En partenariat avec Renault, il avait aussi expérimenté avant tout le monde un nouveau mode de distribution automobile, le concept de Renault City dans le centre com­mercial de Val d’Europe (77).

 

La phase postCovid a forcément poussé le groupe à se réinventer. Certes, le contexte avait redonné un peu de pouvoir aux concessionnaires qui se retrouvaient davantage à gérer les délais de livraison qu’à discuter les prix.

 

Mais cela n’a duré qu’un temps. "Cette période nous a amenés à repenser nos organisations, notre parcours phygital, à chercher de la souplesse opérationnelle et à optimi­ser les surfaces immobilières", relate Nicolas Sacchetto.

 

 

Sofibrie a orchestré une véritable chasse aux frais fixes. Les construc­teurs donnant leur assentiment, l’opé­rateur a ainsi pu réaliser des combi­naisons de marques pour gagner en profitabilité.

 

Le duo Nissan‑Suzuki s’est avéré très intéressant. Bien plus que l’association de Nissan et MG Motor, constate‑t‑on à la direction.
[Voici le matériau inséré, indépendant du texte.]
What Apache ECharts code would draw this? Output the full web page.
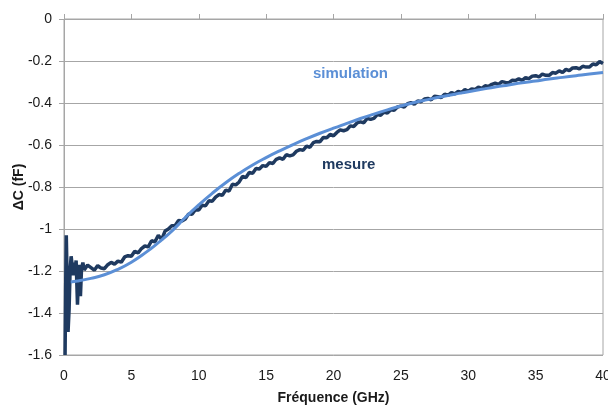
<!DOCTYPE html>
<html>
<head>
<meta charset="utf-8">
<script src="https://cdn.jsdelivr.net/npm/echarts@6/dist/echarts.min.js"></script>
<style>
  html, body { margin: 0; padding: 0; background: #fff; }
  #chart { width: 608px; height: 405px; }
</style>
</head>
<body>
<div id="chart"></div>
<script>
// ticks
const xTicks = [0, 5, 10, 15, 20, 25, 30, 35, 40];
const yTicks = [0, -0.2, -0.4, -0.6, -0.8, -1, -1.2, -1.4, -1.6];

// simulation (courbe lisse), GHz / fF
const simFreq = [0.5, 1, 2, 3, 4, 5, 6, 7, 8, 9, 10, 11, 12, 13, 14, 15, 16, 17, 18, 19, 20,
  21, 22, 23, 24, 25, 26, 27, 28, 29, 30, 31, 32, 33, 34, 35, 36, 37, 38, 39, 40];
const simVal = [-1.252, -1.248, -1.235, -1.218, -1.192, -1.158, -1.115, -1.065, -1.01, -0.945, -0.885,
  -0.83, -0.78, -0.735, -0.695, -0.66, -0.628, -0.598, -0.57, -0.544, -0.52,
  -0.497, -0.474, -0.453, -0.433, -0.414, -0.398, -0.384, -0.37, -0.358, -0.346,
  -0.335, -0.324, -0.314, -0.304, -0.295, -0.286, -0.278, -0.27, -0.262, -0.255];

// mesure : debut tres bruite (points irreguliers)
const mesDebutFreq = [0.08, 0.12, 0.17, 0.22, 0.3, 0.38, 0.45, 0.53, 0.6, 0.68, 0.75, 0.82, 0.9, 1.0, 1.08, 1.15, 1.22, 1.3, 1.4];
const mesDebutVal = [-1.6, -1.3, -1.03, -1.2, -1.49, -1.38, -1.2, -1.13, -1.17, -1.22, -1.16, -1.2, -1.15, -1.36, -1.22, -1.17, -1.32, -1.19, -1.16];

// mesure : pas de 0.25 GHz a partir de 1.5 GHz
const mesPasDebut = 1.5;
const mesPas = 0.25;
const mesVal = [
  -1.195, -1.172,
  -1.184, -1.196, -1.174, -1.186,
  -1.189, -1.17, -1.159, -1.167,
  -1.153, -1.158, -1.133, -1.127,
  -1.13, -1.106, -1.114, -1.093,
  -1.081, -1.085, -1.056, -1.061,
  -1.03, -1.05, -1.01, -1.0,
  -0.984, -0.983, -0.96, -0.962,
  -0.952, -0.928, -0.93, -0.908,
  -0.91, -0.887, -0.89, -0.866,
  -0.868, -0.848, -0.836, -0.84,
  -0.815, -0.819, -0.787, -0.79,
  -0.776, -0.749, -0.755, -0.731,
  -0.735, -0.712, -0.714, -0.698,
  -0.702, -0.684, -0.688, -0.668,
  -0.661, -0.668, -0.646, -0.652,
  -0.647, -0.63, -0.622, -0.625,
  -0.605, -0.611, -0.589, -0.583,
  -0.584, -0.564, -0.566, -0.55,
  -0.556, -0.54, -0.528, -0.532,
  -0.527, -0.509, -0.512, -0.495,
  -0.49, -0.494, -0.473, -0.478,
  -0.473, -0.455, -0.458, -0.443,
  -0.448, -0.432, -0.434, -0.419,
  -0.415, -0.419, -0.403, -0.398,
  -0.406, -0.39, -0.394, -0.381,
  -0.378, -0.385, -0.368, -0.37,
  -0.374, -0.358, -0.364, -0.35,
  -0.357, -0.345, -0.35, -0.336,
  -0.344, -0.333, -0.336, -0.324,
  -0.33, -0.318, -0.321, -0.311,
  -0.306, -0.311, -0.298, -0.302,
  -0.304, -0.292, -0.293, -0.285,
  -0.292, -0.279, -0.284, -0.272,
  -0.27, -0.276, -0.262, -0.268,
  -0.268, -0.255, -0.258, -0.247,
  -0.255, -0.24, -0.246, -0.233,
  -0.232, -0.238, -0.225, -0.229,
  -0.229, -0.214, -0.218, -0.203,
  -0.212
];

const simData = simFreq.map((f, i) => [f, simVal[i]]);
const mesData = mesDebutFreq.map((f, i) => [f, mesDebutVal[i]])
  .concat(mesVal.map((v, i) => [mesPasDebut + i * mesPas, v]));

const police = 'Liberation Sans, Arial, sans-serif';
const gris = '#a6a6a6';

const chart = echarts.init(document.getElementById('chart'));
chart.setOption({
  animation: false,
  grid: {
    left: 64, right: 5, top: 19, bottom: 50, outerBoundsMode: 'none',
    show: true, borderColor: gris, borderWidth: 1
  },
  xAxis: [{
    type: 'value', min: 0, max: 40, interval: 5, position: 'bottom',
    axisLine: { show: true, lineStyle: { color: gris } },
    axisTick: { show: false },
    splitLine: { show: false },
    axisLabel: { color: '#1a1a1a', fontSize: 14, fontFamily: police, margin: 14 },
    name: 'Fréquence (GHz)', nameLocation: 'middle', nameGap: 36,
    nameTextStyle: { color: '#1a1a1a', fontSize: 14, fontWeight: 'bold', fontFamily: police }
  }, {
    type: 'value', min: 0, max: 40, interval: 5, position: 'top',
    axisLine: { show: true, lineStyle: { color: gris } },
    axisTick: { show: true, length: 5, lineStyle: { color: gris } },
    axisLabel: { show: false }, splitLine: { show: false }
  }],
  yAxis: {
    type: 'value', min: -1.6, max: 0, interval: 0.2,
    axisLine: { show: true, lineStyle: { color: gris } },
    axisTick: { show: true, length: 5, lineStyle: { color: gris } },
    splitLine: { show: true, lineStyle: { color: gris, width: 1 } },
    axisLabel: {
      color: '#1a1a1a', fontSize: 14, fontFamily: police, margin: 12,
      formatter: v => String(parseFloat(v.toFixed(1)))
    },
    name: 'ΔC (fF)', nameLocation: 'middle', nameGap: 38, nameMoveOverlap: false,
    nameTextStyle: { color: '#1a1a1a', fontSize: 14, fontWeight: 'bold', fontFamily: police }
  },
  series: [{
    name: 'mesure', type: 'line', data: mesData, showSymbol: false,
    lineStyle: { color: '#1f3a60', width: 3.5 }, z: 2
  }, {
    name: 'simulation', type: 'line', data: simData, showSymbol: false, smooth: true,
    lineStyle: { color: '#5b8fd6', width: 3 }, z: 3
  }],
  graphic: [{
    type: 'text', left: 313, top: 66,
    style: { text: 'simulation', fill: '#5b8fd6', font: 'bold 15px ' + police }
  }, {
    type: 'text', left: 322, top: 157,
    style: { text: 'mesure', fill: '#1f3a60', font: 'bold 15px ' + police }
  }]
});
</script>
</body>
</html>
À l’instar du site de Poitiers, la Dacia Box a été refermée et la marque a re­joint Renault dans le vaste showroom. Un mouvement couronné de succès, souligne par ailleurs le directeur gé­néral adjoint.

 

L’avenir de l’automobile, selon Philippe Havard, ne saurait se passer de concessionnaires. Preuve en est, un client important, connaisseur du produit, est venu interrompre la conversation pour demander à réa­liser un essai.

 

Les chances de trans­formation sont plus maigres quand le prospect ne peut pas toucher le produit et la famille Havard s’en dit convaincue. "Autrement, il y aura toujours une activité de seconde main à assurer car la société de consomma­tion tend dans cette direction", inter­vient Anthony Havard.

 

De l’importance de gérer les flux de VO

 

Pas encore âgé de la trentaine, il appar­tient à cette génération qui pense au­trement, celle qui a fait une place pré­pondérante aux plateformes de revente de biens usagés. "Nous avons toujours été très bons en matière de voitures d’occasion", rattache son père.

 

Il se souvient qu’en 1975, la concession Re­lais des Nations, à Fontenay‑sous‑Bois (94), avait totalisé 5 500 transactions sur une seule année civile. Une perfor­mance de référence dans le groupe et certainement dans le réseau Renault d’une manière générale.

 

Cette force, la famille veut l’entretenir. Les cadres ont conscience que de leur compétence sur ce terrain dépend une partie de l’avenir de l’entreprise. "Nous sommes convenablement capitalisés et nous avons la capacité d’absorber des flux", entame Nicolas Sacchetto, laissant à son président le soin d’ap­profondir le sujet.

 

 

Pour Philippe Ha­vard, les années 2026 et 2027 vont être placées sous le signe de l’abondance de buy back. En substance, il laisse com­prendre que ce sujet préoccupera les concessionnaires. "Certains vont nous couvrir partiellement ou totalement, comme Skoda ou Hyundai. Renault re­pense la commercialisation du véhicule d’occasion en dévoilant une nouvelle offre Renew , la garantie 5 sur 5 (une garantie constructeur étendue à 5 ans dès 5 euros par mois). D’autres laissent leurs concessionnaires trouver des solu­tions", se crispe le président.

 

En fin de compte, les dirigeants abordent cette problématique comme une énième crise dans une industrie habituée à évoluer pour passer les vi­rages épineux. Ils voient leur avantage.

 

En confiance, ils discutent avec les constructeurs de projets d’investis­sement. Sous l’égide de Philippe Ha­vard, il sera question de renforcer les plaques existantes avec des marques du portefeuille. Le groupe pourrait donc bien alimenter la rubrique actua­lités dans les mois à venir.